The first three women appointed to the court were Wilmans, a lawyer in practice in Dallas; Nellie Gray Robertson of Granbury, county attorney of Hood County; and Hortense Sparks Ward of Houston, also in private practice. Robertson was designated chief justice. Problems soon appeared in the composition of the court. First, on January 5, Wilmans announced her resignation; she lacked by two months the required seven years' experience practicing law in the state. She was replaced by another woman from Dallas, Hattie Leah Henenberg. Next, Robertson also announced that she had to step down, having only practiced law in Texas for six years and nine months. She was replaced by Ruth Virginia Brazzil of Galveston only one day before the case was to be heard. Ward was appointed special chief justice.

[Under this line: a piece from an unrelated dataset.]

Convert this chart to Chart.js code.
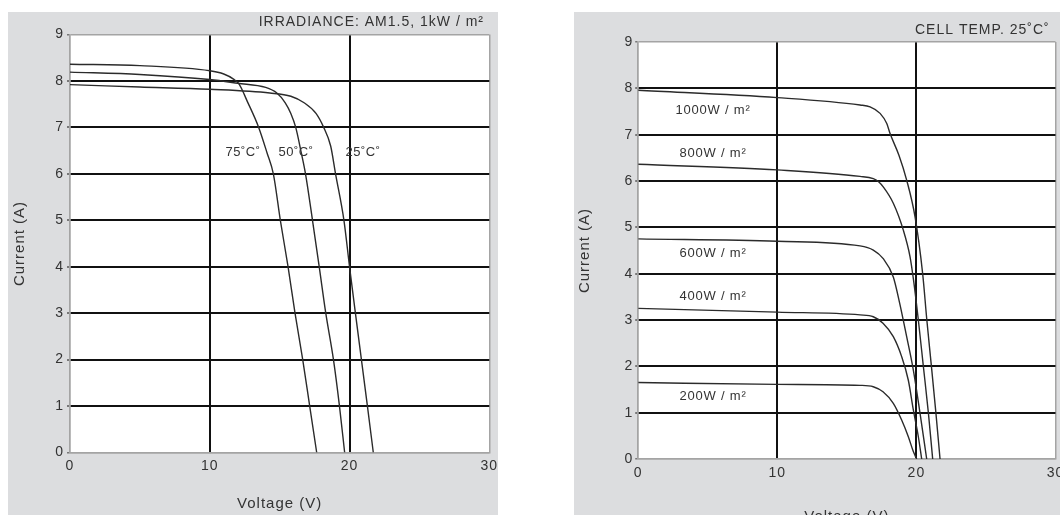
<!DOCTYPE html>
<html>
<head>
<meta charset="utf-8">
<script src="https://cdn.jsdelivr.net/npm/chart.js@4"></script>
<style>
  html, body { margin: 0; padding: 0; background: #fff; width: 1060px; height: 515px; overflow: hidden; }
  .panel { position: absolute; background: #dcdddf; }
  #tempPanel { left: 8px; top: 12px; width: 490px; height: 503px; }
  #irrPanel { left: 574px; top: 12px; width: 486px; height: 503px; }
  canvas { position: absolute; left: 0; top: 0; }
</style>
</head>
<body>
<div class="panel" id="tempPanel"><canvas id="tempChart" width="490" height="503"></canvas></div>
<div class="panel" id="irrPanel"><canvas id="irrChart" width="486" height="520"></canvas></div>

<script>
// I-V curves at 1 kW/m2 for three cell temperatures (voltage V, current A)
const v25C = [0, 5, 10, 14.3, 15.8, 16.75, 17.6, 18.15, 18.65, 19.0, 19.6, 20.0, 20.42, 20.85, 21.28, 21.7];
const i25C = [7.92, 7.87, 7.82, 7.74, 7.67, 7.53, 7.3, 7.0, 6.6, 6.0, 5.0, 4.0, 3.0, 2.0, 1.0, 0];
const v50C = [0, 5, 10, 12, 14, 14.8, 15.4, 15.8, 16.15, 16.55, 16.85, 17.35, 17.83, 18.3, 18.85, 19.28, 19.65];
const i50C = [8.19, 8.14, 8.03, 7.95, 7.86, 7.74, 7.53, 7.3, 7.0, 6.45, 6.0, 5.0, 4.0, 3.0, 2.0, 1.0, 0];
const v75C = [0, 5, 10, 11, 11.7, 12.1, 12.7, 13.5, 14.1, 14.55, 15.05, 15.6, 16.1, 16.65, 17.15, 17.65];
const i75C = [8.36, 8.33, 8.22, 8.15, 8.04, 7.93, 7.55, 7.0, 6.45, 6.0, 5.0, 4.0, 3.0, 2.0, 1.0, 0];
const tempNames = ['25˚C˚', '50˚C˚', '75˚C˚'];
const tempNameV = [20.96, 16.17, 12.38];
const tempNameI = [6.46, 6.46, 6.46];

// I-V curves at 25 ˚C for five irradiance levels
const v1000 = [0, 10, 15.95, 16.67, 17.39, 17.87, 18.1, 18.75, 19.3, 19.9, 20.45, 20.75, 21.08, 21.4, 21.7];
const i1000 = [7.96, 7.8, 7.64, 7.6, 7.46, 7.24, 7.03, 6.55, 6.02, 5.23, 4.0, 3.0, 2.0, 1.0, 0];
const v800 = [0, 10, 15.95, 16.9, 17.3, 17.6, 18.34, 19.06, 19.54, 19.8, 20.14, 20.5, 20.86, 21.17];
const i800 = [6.36, 6.24, 6.1, 6.05, 5.98, 5.88, 5.52, 4.94, 4.37, 3.85, 3.0, 2.0, 1.0, 0];
const v600 = [0, 10, 15.95, 16.9, 17.6, 18.34, 18.8, 19.3, 19.78, 20.26, 20.74];
const i600 = [4.75, 4.7, 4.6, 4.51, 4.33, 3.93, 3.36, 2.64, 1.92, 0.99, 0];
const v400 = [0, 10, 15.95, 16.9, 17.6, 18.34, 18.94, 19.42, 19.78, 20.14, 20.38];
const i400 = [3.25, 3.17, 3.11, 3.07, 2.93, 2.64, 2.21, 1.7, 1.06, 0.48, 0];
const v200 = [0, 10, 15.95, 16.9, 17.6, 18.34, 18.94, 19.42, 19.78, 20.02];
const i200 = [1.65, 1.61, 1.59, 1.56, 1.45, 1.2, 0.84, 0.48, 0.16, 0];
const irrNames = ['1000W / m²', '800W / m²', '600W / m²', '400W / m²', '200W / m²'];
const irrNameV = [5.38, 5.38, 5.38, 5.38, 5.38];
const irrNameI = [7.53, 6.6, 4.44, 3.5, 1.36];

// axis ranges and tick steps
const voltRange = [0, 30];
const voltStep = 10;
const currRange = [0, 9];
const currStep = 1;

const FONT = '"Liberation Sans", Arial, Helvetica, sans-serif';
const INK = '#333';
const FRAME = '#a4a4a4';

const toPoints = (vs, is) => vs.map((v, k) => ({ x: v, y: is[k] }));

function curve(vs, is) {
  return {
    data: toPoints(vs, is),
    borderColor: '#2b2b2b',
    borderWidth: 1.4,
    pointRadius: 0,
    fill: false,
    cubicInterpolationMode: 'monotone'
  };
}

// white plot box, curve captions and the small heading above the box
const panelText = {
  id: 'panelText',
  beforeDraw(chart) {
    const { ctx, chartArea: a } = chart;
    ctx.save();
    ctx.fillStyle = '#fff';
    ctx.fillRect(a.left, a.top, a.right - a.left, a.bottom - a.top);
    ctx.restore();
    ctx.letterSpacing = '1px';
  },
  afterDatasetsDraw(chart, args, opts) {
    const { ctx, scales: { x, y } } = chart;
    ctx.save();
    ctx.fillStyle = INK;
    ctx.textBaseline = 'middle';
    ctx.letterSpacing = opts.spacing;
    ctx.font = opts.labelFont;
    ctx.textAlign = 'center';
    opts.names.forEach((t, k) => {
      ctx.fillText(t, x.getPixelForValue(opts.nameV[k]), y.getPixelForValue(opts.nameI[k]));
    });
    ctx.letterSpacing = '1px';
    ctx.font = '14px ' + FONT;
    ctx.textAlign = opts.headAlign;
    ctx.fillText(opts.heading, opts.headX, opts.headY);
    ctx.restore();
  }
};

function edgeAware(max, edge, inner) {
  return c => (c.tick && (c.tick.value === 0 || c.tick.value === max)) ? edge : inner;
}

function makeChart(id, datasets, geo, text) {
  return new Chart(document.getElementById(id), {
    type: 'line',
    data: { datasets },
    plugins: [panelText],
    options: {
      responsive: false,
      animation: false,
      events: [],
      layout: {
        autoPadding: false,
        padding: { left: 0, top: geo.top, right: geo.right, bottom: 0 }
      },
      plugins: {
        legend: { display: false },
        tooltip: { enabled: false },
        panelText: text
      },
      scales: {
        x: {
          type: 'linear',
          min: voltRange[0], max: voltRange[1],
          afterFit: s => { s.height = geo.xHeight; s.paddingLeft = 0; s.paddingRight = 0; },
          border: { display: true, color: FRAME, width: 1.5 },
          grid: {
            drawTicks: false,
            color: edgeAware(voltRange[1], FRAME, '#111'),
            lineWidth: edgeAware(voltRange[1], 1.5, 2)
          },
          ticks: {
            stepSize: voltStep, padding: geo.xPad, color: INK,
            font: { family: FONT, size: 14 }
          },
          title: {
            display: true, text: 'Voltage (V)', color: INK,
            font: { family: FONT, size: 15 },
            padding: { top: 0, bottom: geo.xTitlePad }
          }
        },
        y: {
          type: 'linear',
          min: currRange[0], max: currRange[1],
          afterFit: s => { s.width = geo.yWidth; s.paddingTop = 0; s.paddingBottom = 0; },
          border: { display: true, color: FRAME, width: 1.5 },
          grid: {
            drawTicks: true, tickLength: 3, tickColor: '#777',
            color: edgeAware(currRange[1], FRAME, '#111'),
            lineWidth: edgeAware(currRange[1], 1.5, 2)
          },
          ticks: {
            stepSize: currStep, padding: geo.yPad, color: INK,
            font: { family: FONT, size: 14 }
          },
          title: {
            display: true, text: 'Current (A)', color: INK,
            font: { family: FONT, size: 15 },
            padding: { top: geo.yTitlePad, bottom: 0 }
          }
        }
      }
    }
  });
}

makeChart('tempChart',
  [curve(v25C, i25C), curve(v50C, i50C), curve(v75C, i75C)],
  { top: 22.5, right: 8.7, xHeight: 62.5, yWidth: 62, xPad: 5, yPad: 3, xTitlePad: 2.5, yTitlePad: 3 },
  {
    names: tempNames, nameV: tempNameV, nameI: tempNameI,
    labelFont: '13px ' + FONT, spacing: '0.5px',
    heading: 'IRRADIANCE: AM1.5, 1kW / m²', headAlign: 'right', headX: 476, headY: 10
  });

makeChart('irrChart',
  [curve(v1000, i1000), curve(v800, i800), curve(v600, i600), curve(v400, i400), curve(v200, i200)],
  { top: 30, right: 4.5, xHeight: 73, yWidth: 64.2, xPad: 6, yPad: 2, xTitlePad: 6, yTitlePad: 2 },
  {
    names: irrNames, nameV: irrNameV, nameI: irrNameI,
    labelFont: '13px ' + FONT, spacing: '0.8px',
    heading: 'CELL TEMP. 25˚C˚', headAlign: 'left', headX: 341, headY: 18
  });
</script>
</body>
</html>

Neff was lucky that the appointments stuck, as he had only about two dozen other women licensed to practice before the state from whom he could choose.

The court sat for five months, during which time the three male justices conducted all other business as usual. Its first meeting, on January 8, was noted in that morning's edition of The New York Times. Chief Justice Cureton administered the oath to the three justices; the ceremony was attended by the other associates, Attorney General of Texas Dan Moody, Clerk of Court Fred Connerly, and several journalists. No women were among the crowd. The chief justice indicated that there were three possible dispositions in the case; either the court could refuse to grant a writ of error or affirm the decision of the local court, in effect refusing to hear the appeal, or it could grant the writ and hear the appeal. The writ was granted, and Ward announced that the appeal would be heard on January 30.

Ultimately, the question which had to be decided concerned recording of the trust agreement, and whether or not it should be noted down prior to the lodging of the creditors' claim. At the time, trust agreements did not need to be recorded for them to be legally binding, and the court had to decide whether or not placing a trust on record can keep it from being called in as debt payment.

==Decision and aftermath==
The special court handed down its unanimous decision, in favor of the Woodmen, on May 23, 1925. Ward wrote the majority opinion, in support of the decision by the El Paso Court of Appeals; concurring opinions were written by associate justices Brazzil and Henenberg. The decision was based mainly on an upholding of the state law regarding secret trusts and deeds. Thereafter the court disbanded.

It would be thirty years before women were legally allowed to serve on juries in the state of Texas. Furthermore, women would not serve on the state supreme court again until 1982, when on July 25 Ruby Kless Sondock became the court's first regular female justice, when she was appointed to replace Associate Justice James G. Denton who had died of a heart attack. Sondock served the remainder of Denton's term, which ended on December 31, 1982, but did not seek election to the Supreme Court in her own right. Rose Spector became the first woman elected to the court in 1992 and served until 1998 when she was defeated by Harriet O'Neill. It would be 66 years (2015) before another state high court, this time the Minnesota Supreme Court, contained more women than men.

Johnson v. Darr has since its decision been cited as legal precedent for over thirty cases. In only one of those citations was the gender of the court even mentioned.